Hasta 2014 nadie volvió a hablar de Lucia Berlin. Nadie supo nada de su prosa vehemente y descarnada ni de su vida en Juneau (Alaska), Idaho, Kentucky y Montana. El Paso (Texas), Chile, Nuevo México, California y Colorado también fueron testigos de una existencia azarosa, escenarios y momentos que ella fue traduciendo al papel como quien narra milagros.
Lucia Brown Berlin nació en la capital de Alaska en 1936. Su padre era un ingeniero de minas que paseó a la familia por distintos yacimientos hasta que se fue a la guerra en el 41. Ella quería ser escritora. O periodista. Fue a la universidad. Aprendió varios idiomas. Era culta e inteligente. También un desastre. A los 32 se había casado y divorciado tres veces. Crio sola a sus cuatro hijos, se juntó con lo peorcito de la beat generation. Escribió sobre la miseria, la marginación, la violencia, las jeringuillas y los trapicheos fronterizos. Lejos de recrearse en sus desgracias y convertir todo ese caos en un canto al victimismo, tuvo la elegancia de construir una obra repleta de humor y ternura.
No es que sea tierna escribiendo. En cierto modo es maligna. Sus letras te envuelven. Da igual lo sórdido del entorno, la cochambre de los personajes. Lucia Berlin es capaz de llevarnos de la mano de la ironía moderada a lugares infames. Y lo hace como con gracia. Como si fuera divertido acompañarla. Pero cuando estás en lo mejor de la aventura, se larga. Y ahí te deja, tirado, intentando cerrar los ojos para no ver lo que te ha puesto delante. Quieres huir, pero no puedes. Ya es tarde para desandar el camino. Te ha abandonado al borde del precipicio de la desolación y debes seguir solo.
Sus historias de adicción y viajes hacia el abismo se inspiran en su propia experiencia, en sus recuerdos, sus descensos en picado, sus resurrecciones salvajes. Semejante desfile de devastación, jazz, suicidios, tuberías que chorrean, estaciones desoladas, maridos yonquis, presos desahuciados y niños que esperan su cuento antes de dormir no lo conocimos hasta una década después de su muerte.
La mayoría nos preguntamos los porqués de ese olvido tan injustificado.
“Una vez me contó una historia de una beca de escritura que le concedió el National Endowment for the Arts (NEA). La usó para viajar a París, se fundió todo el dinero y no escribió una sola palabra.
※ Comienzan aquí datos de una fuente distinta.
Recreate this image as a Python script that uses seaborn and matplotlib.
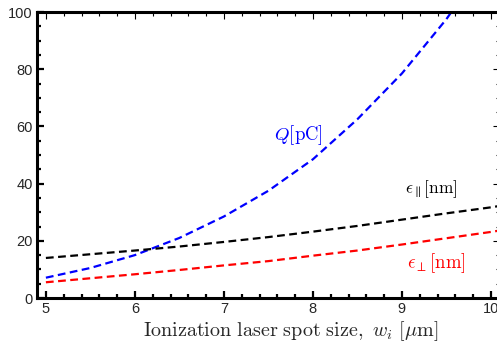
import matplotlib
matplotlib.use("Agg")
import matplotlib.pyplot as plt
import seaborn as sns
import pandas as pd
from matplotlib.ticker import MultipleLocator

# spot size w_i [um]
w_q = [5.0, 5.5, 6.0, 6.5, 7.0, 7.5, 8.0, 8.5, 9.0, 9.5, 9.6]
charge_pc = [7.1, 10.5, 15.0, 21.0, 28.5, 37.5, 48.5, 62.5, 78.5, 97.5, 102.0]

w_e = [5.0, 5.5, 6.0, 6.5, 7.0, 7.5, 8.0, 8.5, 9.0, 9.5, 10.0, 10.1]
eps_par_nm = [14.0, 15.3, 16.6, 18.0, 19.6, 21.3, 23.2, 25.2, 27.4, 29.6, 31.7, 32.2]
eps_perp_nm = [5.5, 6.9, 8.3, 9.8, 11.4, 12.9, 14.8, 16.6, 18.7, 20.9, 23.1, 23.6]

xticks = [5, 6, 7, 8, 9, 10]
yticks = [0, 20, 40, 60, 80, 100]

sns.set_style("ticks")
plt.rcParams["mathtext.fontset"] = "cm"
plt.rcParams["font.family"] = ["Liberation Sans", "DejaVu Sans"]

fig = plt.figure(figsize=(4.97, 3.42), dpi=100)
ax = fig.add_axes([37 / 497, 44 / 342, 462.8 / 497, 286 / 342])

df_q = pd.DataFrame({"w": w_q, "v": charge_pc})
df_e = pd.DataFrame({"w": w_e, "par": eps_par_nm, "perp": eps_perp_nm})

sns.lineplot(data=df_q, x="w", y="v", ax=ax, color=(0, 0, 1), linewidth=1.6,
             linestyle="--", sort=False, estimator=None)
sns.lineplot(data=df_e, x="w", y="par", ax=ax, color="black", linewidth=1.6,
             linestyle="--", sort=False, estimator=None)
sns.lineplot(data=df_e, x="w", y="perp", ax=ax, color=(1, 0, 0), linewidth=1.6,
             linestyle="--", sort=False, estimator=None)
for ln in ax.get_lines():
    ln.set_dashes((3.5, 2.0))
    ln.set_clip_on(True)

ax.set_xlim(4.9, 10.1)
ax.set_ylim(0, 100)
ax.set_xticks(xticks)
ax.set_xticklabels([str(t) for t in xticks])
ax.set_yticks(yticks)
ax.set_yticklabels([str(t) for t in yticks])
ax.xaxis.set_minor_locator(MultipleLocator(0.2))
ax.yaxis.set_minor_locator(MultipleLocator(5))

for side in ["left", "bottom", "top", "right"]:
    ax.spines[side].set_visible(True)
    ax.spines[side].set_linewidth(2.2)
    ax.spines[side].set_color("black")

ax.tick_params(axis="both", which="major", direction="in", length=5, width=1.6,
               color="black", labelsize=10.5, pad=3)
ax.tick_params(axis="both", which="minor", direction="in", length=3, width=1.6,
               color="black")
# faint ticks on the top/right edges (Mathematica-style frame)
ax.tick_params(axis="x", which="both", top=True, labeltop=False)
ax.tick_params(axis="y", which="both", right=True, labelright=False)
for t in ax.xaxis.get_major_ticks() + ax.xaxis.get_minor_ticks():
    t.tick2line.set_color("#c8c8c8")
    t.tick2line.set_markeredgewidth(0.8)
for t in ax.yaxis.get_major_ticks() + ax.yaxis.get_minor_ticks():
    t.tick2line.set_color("#c8c8c8")
    t.tick2line.set_markeredgewidth(0.8)

ax.set_xlabel(r"$\mathrm{Ionization\ laser\ spot\ size,}\ w_i\ [\mu\mathrm{m}]$",
              fontsize=14.5, labelpad=1)
ax.xaxis.set_label_coords(0.548, -0.075)
ax.set_ylabel("")

ax.text(7.84, 57, r"$Q[\mathrm{pC}]$", color=(0, 0, 1), fontsize=13.5,
        ha="center", va="center")
ax.text(9.33, 38, r"$\epsilon_{\parallel}[\mathrm{nm}]$", color="black",
        fontsize=12.5, ha="center", va="center")
ax.text(9.39, 12.2, r"$\epsilon_{\perp}[\mathrm{nm}]$", color=(1, 0, 0),
        fontsize=13.5, ha="center", va="center")

fig.savefig("out.png", dpi=100)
Más adelante, mandó una carta de agradecimiento a la NEA contando todo lo que había hecho con el dinero: de todo salvo escribir. Por supuesto, luego hizo una broma sobre no volver a ganar nunca más otro premio”. Seguramente por razones como esta, cree la que fuera una de sus mejores amigas, Elizabeth Geoghegan, la ficción de Lucia anduvo tanto tiempo enterrada. Así lo expresaba en un texto publicado en The Paris Review.
Fue su amigo Stephen Emerson quien recuperó parte de su literatura, después de rescatarla a ella de sí misma, del alcohol, los vaivenes, la desidia y la sordidez. Fue él quien le consiguió una plaza como profesora en Universidad de Colorado en 1994. Ya no bebía ni visitaba centros de desintoxicación. Allí, en ese lugar rebosante de veganos, deportistas y gente sana —¡qué ironía!—, vivió una década, enganchada a una bombona de oxígeno al final. Circunstancia que no le hizo abandonar los cigarrillos, el único vicio que conservó hasta la última bocanada. Hasta su última y mágica sonrisa. Hasta el último destello azul de su mirada.
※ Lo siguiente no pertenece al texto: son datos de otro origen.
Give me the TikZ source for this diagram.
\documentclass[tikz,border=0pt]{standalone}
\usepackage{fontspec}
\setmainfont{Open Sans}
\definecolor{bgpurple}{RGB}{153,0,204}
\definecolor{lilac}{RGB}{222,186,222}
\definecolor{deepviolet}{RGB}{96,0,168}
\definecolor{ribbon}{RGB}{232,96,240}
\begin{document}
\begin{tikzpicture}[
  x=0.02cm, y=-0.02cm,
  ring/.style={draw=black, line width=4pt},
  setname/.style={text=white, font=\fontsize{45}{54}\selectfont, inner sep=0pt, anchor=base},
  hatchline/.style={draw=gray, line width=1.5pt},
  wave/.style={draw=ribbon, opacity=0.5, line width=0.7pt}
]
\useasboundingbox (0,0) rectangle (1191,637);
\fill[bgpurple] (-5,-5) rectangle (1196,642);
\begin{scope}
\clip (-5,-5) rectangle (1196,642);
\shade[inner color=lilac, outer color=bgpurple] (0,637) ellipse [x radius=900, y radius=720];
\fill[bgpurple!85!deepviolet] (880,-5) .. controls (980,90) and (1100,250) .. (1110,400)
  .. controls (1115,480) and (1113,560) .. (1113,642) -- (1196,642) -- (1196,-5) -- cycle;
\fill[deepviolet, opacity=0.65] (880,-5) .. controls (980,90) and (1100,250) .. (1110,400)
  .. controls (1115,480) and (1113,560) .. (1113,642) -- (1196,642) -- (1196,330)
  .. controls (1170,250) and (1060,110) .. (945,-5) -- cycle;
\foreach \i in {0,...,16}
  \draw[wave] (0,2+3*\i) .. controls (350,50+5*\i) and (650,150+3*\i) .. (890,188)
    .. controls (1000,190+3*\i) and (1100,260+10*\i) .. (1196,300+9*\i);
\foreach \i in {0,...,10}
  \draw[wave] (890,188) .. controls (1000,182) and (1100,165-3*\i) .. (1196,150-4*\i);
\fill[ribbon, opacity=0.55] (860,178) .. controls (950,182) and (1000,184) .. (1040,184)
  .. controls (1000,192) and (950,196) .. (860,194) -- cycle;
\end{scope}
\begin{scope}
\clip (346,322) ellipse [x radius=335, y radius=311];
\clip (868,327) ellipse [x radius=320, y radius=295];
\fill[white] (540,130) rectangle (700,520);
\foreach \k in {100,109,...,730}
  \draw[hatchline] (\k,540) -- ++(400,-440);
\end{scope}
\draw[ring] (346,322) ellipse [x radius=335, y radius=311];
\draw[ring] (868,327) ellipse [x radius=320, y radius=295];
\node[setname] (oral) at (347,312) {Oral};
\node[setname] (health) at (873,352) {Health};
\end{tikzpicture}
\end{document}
La editorial Farrar, Straus & Giroux se encargó de la primera recopilación de sus relatos en Manual para señoras de la limpieza. La española Alfaguara se hizo eco del éxito, prologado por Lydia Davis y traducido por Eugenia Vázquez Nacarino, que editó en 2016. Una noche en el paraíso completa, por ahora, el compendio de la obra de la escritora norteamericana, también publicados por Alfaguara a finales de año pasado.